▸ **TASK STATEMENT**
Output the material word for word. Leave each picture out.

* BEGIN *

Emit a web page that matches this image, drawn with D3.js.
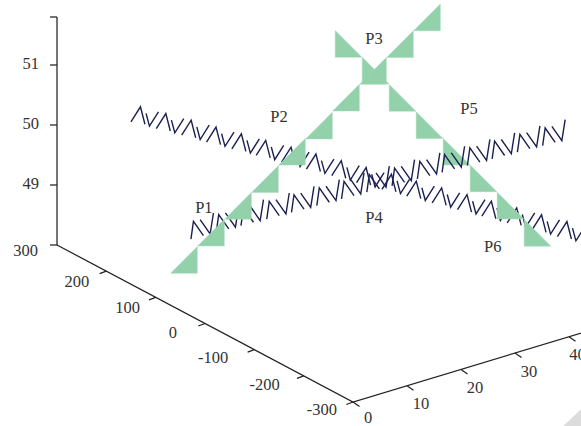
<!DOCTYPE html>
<html><head><meta charset="utf-8">
<script src="https://cdn.jsdelivr.net/npm/d3@7/dist/d3.min.js"></script>
<style>html,body{margin:0;padding:0;background:#fff;overflow:hidden}svg{display:block}text{font-family:"Liberation Serif",serif;fill:#333}</style>
</head><body><svg id="c" width="581" height="426"></svg>
<script>
const xTicks=[0,10,20,30,40];
const yTicks=[300,200,100,0,-100,-200,-300];
const zTicks=[49,50,51];
const pointLabels=["P1","P2","P3","P4","P5","P6"];
const labelX=[-0.2,13.7,31.3,31.3,48.9,53.3];
const labelY=[0,0,0,0,0,0];
const labelZ=[49.84,50.99,51.8,48.82,50.17,47.75];

const riseX=[10,15,20,25,30,35,40,45,50,55];
const riseY=[125,125,125,125,125,125,125,125,125,125];
const riseZ=[48.02,48.34,48.65,48.96,49.28,49.58,49.91,50.22,50.53,50.84];

const fallX=[20,25,30,35,40,45,50,55];
const fallY=[-45,-45,-45,-45,-45,-45,-45,-45];
const fallZ=[52.09,51.51,50.92,50.33,49.75,49.17,48.58,47.99];

const wave1X=[13.9,15.4,16.9,18.3,19.8,21.2,22.7,24.1,25.6,27.0,28.5,29.9,31.4,32.9,34.3,35.8,37.2,38.7];
const wave1Y=[283,248,213,178,143,109,74,39,4,-31,-66,-101,-136,-171,-205,-240,-275,-310];
const wave1Z=[50,50,50,50,50,50,50,50,50,50,50,50,50,50,50,50,50,50];

const wave2X=[8.0,12.5,16.9,21.4,25.8,30.3,34.7,39.2,43.6,48.1,52.5,57.0,61.4,65.9,70.3];
const wave2Y=[111,109,107,104,102,100,98,96,93,91,89,87,85,83,80];
const wave2Z=[49,49,49,49,49,49,49,49,49,49,49,49,49,49,49];

// oblique projection built from one scale per data axis and screen direction
const xH=d3.scaleLinear().domain([0,10]).range([353,407]);
const xV=d3.scaleLinear().domain([0,10]).range([402,385.7]);
const yH=d3.scaleLinear().domain([-300,300]).range([0,-296]);
const yV=d3.scaleLinear().domain([-300,300]).range([0,-157]);
const zV=d3.scaleLinear().domain([48,49]).range([0,-60]);
const P=(x,y,z)=>[xH(x)+yH(y),xV(x)+yV(y)+zV(z)];

const svg=d3.select("#c");
const line=d3.line();
const FS=16.5;

// floor corner
svg.append("path").attr("d","M563.3,426L581,409.3L581,426Z").attr("fill","#dcdcdc");

// axes
const ink="#222";
const axes=svg.append("g").attr("stroke",ink).attr("stroke-width",1.25).attr("fill","none");
axes.append("path").attr("d",line([P(0,300,48),P(0,-300,48),P(50,-300,48)]));
axes.append("path").attr("d",line([P(0,300,48),P(0,300,51.8)]));
const tick=(p,dx,dy)=>axes.append("path").attr("d",line([p,[p[0]+dx,p[1]+dy]]));
xTicks.forEach(t=>tick(P(t,-300,48),6.5,4.5));
yTicks.forEach(t=>tick(P(0,t,48),t===300?-7:-6.7,t===300?0:2.5));
zTicks.concat([51.8]).forEach(t=>tick(P(0,300,t),-7,0));

const text=(s,x,y,a)=>svg.append("text").attr("x",x).attr("y",y).attr("text-anchor",a).attr("font-size",FS).text(s);
xTicks.forEach(t=>{const p=P(t,-300,48);const o=t===0?[15,20.5]:t===40?[8.5,23.5]:[14,23.5];text(t,p[0]+o[0],p[1]+o[1],"middle");});
const yShift=new Map([[300,[-19,10.5]],[200,[-17,16]],[100,[-15.6,16]],[0,[-28,14]],[-100,[-26,13.5]],[-200,[-24,14.5]],[-300,[-16,12.5]]]);
yTicks.forEach(t=>{const p=P(0,t,48),o=yShift.get(t);text(t,p[0]+o[0],p[1]+o[1],"end");});
zTicks.forEach(t=>{const p=P(0,300,t);text(t,p[0]-18,p[1]+4,"end");});

// zigzag series: one peak and one trough drawn for every sample
const ZIG="#1b2050";
function waves(xs,ys,zs,m){
  const g=svg.append("g").attr("fill","none").attr("stroke",ZIG).attr("stroke-width",1.4);
  xs.forEach((x,i)=>{
    const p=P(x,ys[i],zs[i]);
    const q=[p[0]+m.trough[0],p[1]+m.trough[1]];
    g.append("path").attr("d",line([[p[0]+m.pl[0],p[1]+m.pl[1]],p,[p[0]+m.pr[0],p[1]+m.pr[1]]]));
    g.append("path").attr("d",line([[q[0]+m.tl[0],q[1]+m.tl[1]],q,[q[0]+m.tr[0],q[1]+m.tr[1]]]));
  });
}
// stepped triangles
const GREEN="#93d1ab";
function tris(xs,ys,zs,verts){
  const g=svg.append("g").attr("fill",GREEN).attr("stroke","#a6dabb").attr("stroke-width",0.5);
  xs.forEach((x,i)=>{
    const p=P(x,ys[i],zs[i]);
    g.append("path").attr("d",line(verts.map(v=>[p[0]+v[0],p[1]+v[1]]))+"Z");
  });
}
const S=26.7;
waves(wave1X,wave1Y,wave1Z,{pl:[-9.5,15],pr:[4.5,17.5],trough:[9,19.3],tl:[-3.4,-12.7],tr:[9,-14.3]});
tris(fallX,fallY,fallZ,[[0,0],[0,-S],[S,0]]);
waves(wave2X,wave2Y,wave2Z,{pl:[-2.5,17.7],pr:[10,14.3],trough:[16.7,12.6],tl:[-10,-14.3],tr:[3.3,-21]});
tris(riseX,riseY,riseZ,[[0,0],[-S,0],[0,-S]]);

pointLabels.forEach((s,i)=>{const p=P(labelX[i],labelY[i],labelZ[i]);text(s,p[0],p[1],"middle");});
</script></body></html>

* END *

▸ **TASK SOLUTION**
Emit a web page that matches this image, drawn with D3.js.
<!DOCTYPE html>
<html><head><meta charset="utf-8">
<script src="https://cdn.jsdelivr.net/npm/d3@7/dist/d3.min.js"></script>
<style>html,body{margin:0;padding:0;background:#fff;overflow:hidden}svg{display:block}text{font-family:"Liberation Serif",serif;fill:#333}</style>
</head><body><svg id="c" width="581" height="426"></svg>
<script>
const xTicks=[0,10,20,30,40];
const yTicks=[300,200,100,0,-100,-200,-300];
const zTicks=[49,50,51];
const pointLabels=["P1","P2","P3","P4","P5","P6"];
const labelX=[-0.2,13.7,31.3,31.3,48.9,53.3];
const labelY=[0,0,0,0,0,0];
const labelZ=[49.84,50.99,51.8,48.82,50.17,47.75];

const riseX=[10,15,20,25,30,35,40,45,50,55];
const riseY=[125,125,125,125,125,125,125,125,125,125];
const riseZ=[48.02,48.34,48.65,48.96,49.28,49.58,49.91,50.22,50.53,50.84];

const fallX=[20,25,30,35,40,45,50,55];
const fallY=[-45,-45,-45,-45,-45,-45,-45,-45];
const fallZ=[52.09,51.51,50.92,50.33,49.75,49.17,48.58,47.99];

const wave1X=[13.9,15.4,16.9,18.3,19.8,21.2,22.7,24.1,25.6,27.0,28.5,29.9,31.4,32.9,34.3,35.8,37.2,38.7];
const wave1Y=[283,248,213,178,143,109,74,39,4,-31,-66,-101,-136,-171,-205,-240,-275,-310];
const wave1Z=[50,50,50,50,50,50,50,50,50,50,50,50,50,50,50,50,50,50];

const wave2X=[8.0,12.5,16.9,21.4,25.8,30.3,34.7,39.2,43.6,48.1,52.5,57.0,61.4,65.9,70.3];
const wave2Y=[111,109,107,104,102,100,98,96,93,91,89,87,85,83,80];
const wave2Z=[49,49,49,49,49,49,49,49,49,49,49,49,49,49,49];

// oblique projection built from one scale per data axis and screen direction
const xH=d3.scaleLinear().domain([0,10]).range([353,407]);
const xV=d3.scaleLinear().domain([0,10]).range([402,385.7]);
const yH=d3.scaleLinear().domain([-300,300]).range([0,-296]);
const yV=d3.scaleLinear().domain([-300,300]).range([0,-157]);
const zV=d3.scaleLinear().domain([48,49]).range([0,-60]);
const P=(x,y,z)=>[xH(x)+yH(y),xV(x)+yV(y)+zV(z)];

const svg=d3.select("#c");
const line=d3.line();
const FS=16.5;

// floor corner
svg.append("path").attr("d","M563.3,426L581,409.3L581,426Z").attr("fill","#dcdcdc");

// axes
const ink="#222";
const axes=svg.append("g").attr("stroke",ink).attr("stroke-width",1.25).attr("fill","none");
axes.append("path").attr("d",line([P(0,300,48),P(0,-300,48),P(50,-300,48)]));
axes.append("path").attr("d",line([P(0,300,48),P(0,300,51.8)]));
const tick=(p,dx,dy)=>axes.append("path").attr("d",line([p,[p[0]+dx,p[1]+dy]]));
xTicks.forEach(t=>tick(P(t,-300,48),6.5,4.5));
yTicks.forEach(t=>tick(P(0,t,48),t===300?-7:-6.7,t===300?0:2.5));
zTicks.concat([51.8]).forEach(t=>tick(P(0,300,t),-7,0));

const text=(s,x,y,a)=>svg.append("text").attr("x",x).attr("y",y).attr("text-anchor",a).attr("font-size",FS).text(s);
xTicks.forEach(t=>{const p=P(t,-300,48);const o=t===0?[15,20.5]:t===40?[8.5,23.5]:[14,23.5];text(t,p[0]+o[0],p[1]+o[1],"middle");});
const yShift=new Map([[300,[-19,10.5]],[200,[-17,16]],[100,[-15.6,16]],[0,[-28,14]],[-100,[-26,13.5]],[-200,[-24,14.5]],[-300,[-16,12.5]]]);
yTicks.forEach(t=>{const p=P(0,t,48),o=yShift.get(t);text(t,p[0]+o[0],p[1]+o[1],"end");});
zTicks.forEach(t=>{const p=P(0,300,t);text(t,p[0]-18,p[1]+4,"end");});

// zigzag series: one peak and one trough drawn for every sample
const ZIG="#1b2050";
function waves(xs,ys,zs,m){
  const g=svg.append("g").attr("fill","none").attr("stroke",ZIG).attr("stroke-width",1.4);
  xs.forEach((x,i)=>{
    const p=P(x,ys[i],zs[i]);
    const q=[p[0]+m.trough[0],p[1]+m.trough[1]];
    g.append("path").attr("d",line([[p[0]+m.pl[0],p[1]+m.pl[1]],p,[p[0]+m.pr[0],p[1]+m.pr[1]]]));
    g.append("path").attr("d",line([[q[0]+m.tl[0],q[1]+m.tl[1]],q,[q[0]+m.tr[0],q[1]+m.tr[1]]]));
  });
}
// stepped triangles
const GREEN="#93d1ab";
function tris(xs,ys,zs,verts){
  const g=svg.append("g").attr("fill",GREEN).attr("stroke","#a6dabb").attr("stroke-width",0.5);
  xs.forEach((x,i)=>{
    const p=P(x,ys[i],zs[i]);
    g.append("path").attr("d",line(verts.map(v=>[p[0]+v[0],p[1]+v[1]]))+"Z");
  });
}
const S=26.7;
waves(wave1X,wave1Y,wave1Z,{pl:[-9.5,15],pr:[4.5,17.5],trough:[9,19.3],tl:[-3.4,-12.7],tr:[9,-14.3]});
tris(fallX,fallY,fallZ,[[0,0],[0,-S],[S,0]]);
waves(wave2X,wave2Y,wave2Z,{pl:[-2.5,17.7],pr:[10,14.3],trough:[16.7,12.6],tl:[-10,-14.3],tr:[3.3,-21]});
tris(riseX,riseY,riseZ,[[0,0],[-S,0],[0,-S]]);

pointLabels.forEach((s,i)=>{const p=P(labelX[i],labelY[i],labelZ[i]);text(s,p[0],p[1],"middle");});
</script></body></html>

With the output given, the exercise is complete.